Every startup needs help with executive team coaching or recruiting, or with product-market fit. We want to help them grow value as fast as possible. We have dedicated people, and with Fund 2, that staff will be growing.
What sort of criteria do you have for startups to fund?
Adler: We’re looking at everything — horizon technologies like the autonomy stack and applications. Fund 1 did quite a bit in the autonomy stack. We did a couple of deals around sensors and predictive analytics, such as Perceptive Automata and Realtime Robotics.
We’d like to move up the stack and see services delivered and products supplied [by autonomous systems]. For instance, May Mobility is already running its shuttle in three cities.
We’ve also invested in Joby Aviation for air taxis and Boxbot for last-mile package delivery. I’d like to see more of that.
Once a company takes venture capital, their most important objective is finding a product-market fit. Finding customers that will pay real money for products is key to growing the [robotics, AI, and autonomous vehicles] market.
Speaking of markets, other than vacuum cleaners, the household robot market has struggled lately. Many social robot providers promised to teach children, care for the elderly, and more. What lessons should robotics developers take from that?
Adler: Don’t try to do what you don’t need to do. That’s why I was impressed by Dor [Schuler, CEO of Intuition Robotics]. He didn’t feel the need to vertically integrate or to copy things like Amazon Alexa or Google Home.
Intuition focused on its core competency — building cognitive AI and a proactive companion. Everything else they could buy through cloud services or embedded products.
Competitors that have failed with consumer robots have tried to do way too much. There’s a saying, “Startups don’t die of starvation but of indigestion.”
Step 1: Focus on your core competencies and the value that your product or service bring to the market. Step 2: Focus on a market that’s winnable, that’s big enough, and that’s worth winning.
Step 3 is introducing a product that the market is willing to pay for. In the case of ElliQ from Intuition Robotics, that’s older adults.
There are great technologists around robotics, but there’s not equivalent talent focused on business realities. We love the tech, but we get excited when we see a startup that has the humility, sensitivity, and experience to bring a product to market.
You mentioned the mobility space — is that a short-term or long-term investment?
Adler: On the service side, at the top of the stack, you can look across our portfolio and pull out four or five companies. For air mobility, Joby Aviation is a longer-term bet given FAA certification.
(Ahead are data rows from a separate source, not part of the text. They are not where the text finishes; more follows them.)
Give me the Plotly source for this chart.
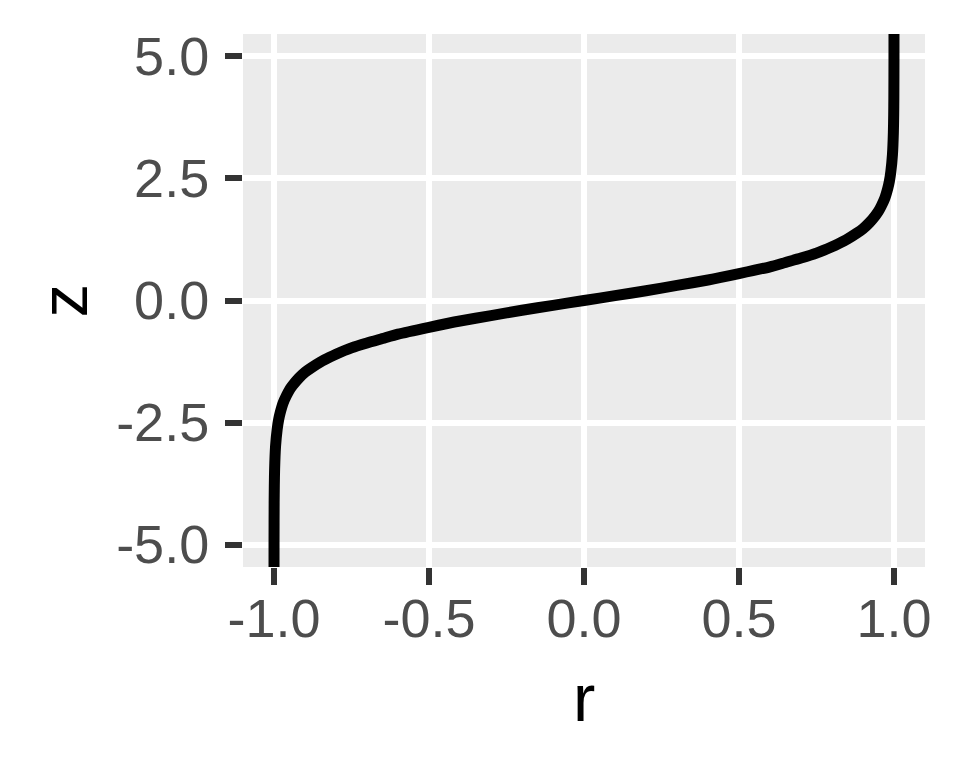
import plotly.graph_objects as go

# Values (r on x, z on y)
r_values = [-0.99998, -0.9999, -0.9995, -0.999, -0.998, -0.995, -0.99, -0.985, -0.98,
            -0.97, -0.96, -0.95, -0.94, -0.92, -0.90, -0.88, -0.85, -0.82, -0.80,
            -0.75, -0.70, -0.65, -0.60, -0.50, -0.40, -0.30, -0.20, -0.10, 0.0,
            0.10, 0.20, 0.30, 0.40, 0.50, 0.60, 0.65, 0.70, 0.75, 0.80, 0.82,
            0.85, 0.88, 0.90, 0.92, 0.94, 0.95, 0.96, 0.97, 0.98, 0.985, 0.99,
            0.995, 0.998, 0.999, 0.9995, 0.9999, 0.99998]
z_values = [-5.76, -4.95, -4.15, -3.80, -3.45, -2.99, -2.65, -2.44, -2.30,
            -2.09, -1.95, -1.83, -1.74, -1.59, -1.47, -1.38, -1.26, -1.16, -1.10,
            -0.97, -0.87, -0.78, -0.69, -0.55, -0.42, -0.31, -0.20, -0.10, 0.0,
            0.10, 0.20, 0.31, 0.42, 0.55, 0.69, 0.78, 0.87, 0.97, 1.10, 1.16,
            1.26, 1.38, 1.47, 1.59, 1.74, 1.83, 1.95, 2.09, 2.30, 2.44, 2.65,
            2.99, 3.45, 3.80, 4.15, 4.95, 5.76]

x_ticks = [-1.0, -0.5, 0.0, 0.5, 1.0]
x_tick_labels = ["-1.0", "-0.5", "0.0", "0.5", "1.0"]
y_ticks = [-5.0, -2.5, 0.0, 2.5, 5.0]
y_tick_labels = ["-5.0", "-2.5", "0.0", "2.5", "5.0"]

FONT = "Liberation Sans, Arial, sans-serif"

fig = go.Figure()
fig.add_trace(go.Scatter(x=r_values, y=z_values, mode="lines",
                         line=dict(color="black", width=11, shape="spline", smoothing=0.6),
                         showlegend=False, hoverinfo="skip"))

axis_common = dict(
    showgrid=True, gridcolor="white", gridwidth=5.7,
    zeroline=False, showline=False,
    ticks="outside", ticklen=17, tickwidth=5.5, tickcolor="#333333",
    tickfont=dict(family=FONT, size=54, color="#4D4D4D"),
    automargin=False,
)

fig.update_xaxes(range=[-1.1, 1.1], tickvals=x_ticks, ticktext=x_tick_labels,
                 ticklabelstandoff=-13, **axis_common)
fig.update_yaxes(range=[-5.46, 5.46], tickvals=y_ticks, ticktext=y_tick_labels,
                 ticklabelstandoff=5, **axis_common)

# the page adds an 8px body margin, so the figure is sized and offset to compensate
fig.update_layout(
    width=952, height=760,
    margin=dict(l=235, r=35, t=26, b=201),
    plot_bgcolor="#EBEBEB", paper_bgcolor="white",
    font=dict(family=FONT),
    annotations=[
        dict(text="r", xref="paper", yref="paper", x=0.5, y=0, xanchor="center",
             yanchor="middle", yshift=-130, showarrow=False,
             font=dict(family=FONT, size=67, color="black")),
        dict(text="z", xref="paper", yref="paper", x=0, y=0.5, xanchor="center",
             yanchor="middle", xshift=-180, textangle=-90, showarrow=False,
             font=dict(family=FONT, size=67, color="black")),
    ],
)

fig.write_html("out.html")
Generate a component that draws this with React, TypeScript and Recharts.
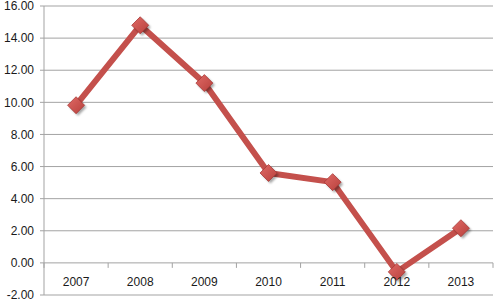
import React from 'react';
import { LineChart, Line, XAxis, YAxis, CartesianGrid } from 'recharts';

// values
const years = ['2007', '2008', '2009', '2010', '2011', '2012', '2013'];
const values = [9.82, 14.8, 11.2, 5.6, 5.03, -0.56, 2.16];
const yTicks = [-2, 0, 2, 4, 6, 8, 10, 12, 14, 16];

const data = years.map((year, i) => ({ year, value: values[i] }));

const W = 501;
const H = 300;
const TOP = 6;
const BOTTOM = 5;
const LEFT = 44;
const RIGHT = 8;
const X_AXIS_H = 20;
const PLOT_W = W - LEFT - RIGHT;
const PLOT_H = H - TOP - BOTTOM;
// pixel row of the zero line, where the category axis sits
const ZERO_Y = TOP + (16 / 18) * PLOT_H;
const GRID = '#a3a3a3';

function YearTick(props: any) {
  const { x, payload, index } = props;
  const band = PLOT_W / years.length;
  return (
    <g>
      <line x1={x - band / 2} x2={x - band / 2} y1={ZERO_Y} y2={ZERO_Y + 5} stroke={GRID} />
      {index === years.length - 1 && (
        <line x1={x + band / 2} x2={x + band / 2} y1={ZERO_Y} y2={ZERO_Y + 5} stroke={GRID} />
      )}
      <text x={x} y={ZERO_Y + 23} textAnchor="middle" fontSize={12} fill="#1a1a1a">
        {payload.value}
      </text>
    </g>
  );
}

function Diamond(props: any) {
  const { cx, cy } = props;
  if (cx == null || cy == null) return null;
  const r = 8.5;
  const pts = (dx: number, dy: number) =>
    `${cx + dx},${cy + dy - r} ${cx + dx + r},${cy + dy} ${cx + dx},${cy + dy + r} ${cx + dx - r},${cy + dy}`;
  return (
    <g>
      <polygon points={pts(2, 2)} fill="rgba(0,0,0,0.35)" filter="url(#dshadow)" />
      <polygon points={pts(0, 0)} fill="url(#dfill)" stroke="#a83a37" strokeWidth={0.8} />
    </g>
  );
}

export default function App() {
  return (
    <div style={{ position: 'absolute', left: 0, top: 0, width: W, height: H, fontFamily: '"Liberation Sans", Arial, sans-serif' }}>
      <LineChart
        width={W}
        height={H}
        data={data}
        margin={{ top: TOP, right: RIGHT, bottom: BOTTOM - X_AXIS_H, left: 0 }}
      >
        <defs>
          <filter id="dshadow" x="-50%" y="-50%" width="200%" height="200%">
            <feGaussianBlur stdDeviation="1.2" />
          </filter>
          <linearGradient id="dfill" x1="0" y1="0" x2="1" y2="1">
            <stop offset="0%" stopColor="#e06a66" />
            <stop offset="100%" stopColor="#b8403c" />
          </linearGradient>
        </defs>
        <CartesianGrid vertical={false} stroke={GRID} />
        <XAxis
          dataKey="year"
          scale="band"
          height={X_AXIS_H}
          axisLine={false}
          tickLine={false}
          tick={<YearTick />}
          interval={0}
        />
        <YAxis
          width={LEFT}
          domain={[-2, 16]}
          ticks={yTicks}
          interval={0}
          tickFormatter={(v: number) => v.toFixed(2)}
          stroke={GRID}
          tickSize={4}
          tickMargin={6}
          tick={{ fontSize: 12, fill: '#1a1a1a' }}
        />
        <Line
          type="linear"
          dataKey="value"
          stroke="#c4504c"
          strokeWidth={6}
          strokeLinejoin="round"
          dot={<Diamond />}
          activeDot={false}
          isAnimationActive={false}
        />
      </LineChart>
    </div>
  );
}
We think there will be incredible demand, particularly in urban areas.
In the shorter term, May Mobility is already charging money from customers today. It’s the only autonomous shuttle that has moved beyond demoware to real services.
On the industrial side, there’s Third Wave Automation. That’s relatively near term, with tremendous opportunity in warehouses. Similarly, there’s a lack of pilots for ships, and there’s difficulty in certain missions or with certain workloads.
Sea Machines provides efficiency in long-haul merchant marine trips that could be helped by vigilant autonomous piloting systems.
We’re excited by the near-term, midterm, and long-term opportunities on the mobility side. All these companies are very much focused on the market, whether it’s air taxis, passenger shuttles, or on the seas. We know it’s hard [to develop such technologies]; unless you can apply it, that’s what matters.
Back in the late ’90s, Jeff Bezos said that Amazon is not a book company; it’s a retail company. He viewed the Internet as a conduit and didn’t let it define the business.
With the T-HR3 human support robot and ElliQ, Toyota has supported work in assistive technologies. What about other robots for healthcare?
Adler: We’ve looked at several companies in the assistive, healthcare, and agriculture markets. Embodied is closer to that space.
We’re a little gun-shy around regulations around the FDA, but there are opportunities for assistive autonomy. If we see a great team that has a go-to-market strategy that’s scalable, we could do something there.
Are there limits to acquisitions or doing research and development in-house? Is that one driver for working with robotics startups?
Adler: Corporate venture capital can serve the community better than it has. Some enterprises do it well, and some do it terribly. We need to understand that long-term relationships grow over time. You should never do it for the press release; do it for real business value.
Such deals have to be win-win to be sustainable in the long term; they can’t be forced or overly one-sided. Word gets around.
We’re quite proud of our relationships. Things don’t always work out — friends will quarrel — but it’s important to be open, honest, and respectful. This prepares the ground for fruitful relationships, and everybody’s got to make money.
Unlike some other big tech firms, we try to understand different corporate cultures. Every startup has one. If you’re going to invest in, partner with, or acquire a company, learn about each other’s corporate culture. Compatibility is the key to success. “Culture eats strategy for breakfast,” said Peter Drucker.
What’s the time frame for new recipients of Toyota AI Ventures funding?
Adler: We’re opportunistic if the opportunities are there at the share prices that make sense. We can move quickly for great teams that are innovating and disrupting markets. Twenty two in two years for Fund 1 was quite fast for VCs.
We’re not afraid to pull the trigger, but we want to deliver value to the portfolio companies that we invest in. We also need good matches for the Toyota ecosystem. While we don’t require startups to be customers, if they offer some value, that does weigh in our decision process.
It was more than a year between our investment in Intuition Robotics and any business deals between it and Toyota. It sends an important signal to startups to match investments with maturity and receptivity to customers.
We’ve been thinking over the past couple of years about where we see the world going. We see resonance with the idea that machines will amplify human capabilities. It’s part of Toyota’s 80-year connection between people and machines.
We’re delighted to work with innovators and see new business models. Warren Buffet said he dances to work every day, and I do too.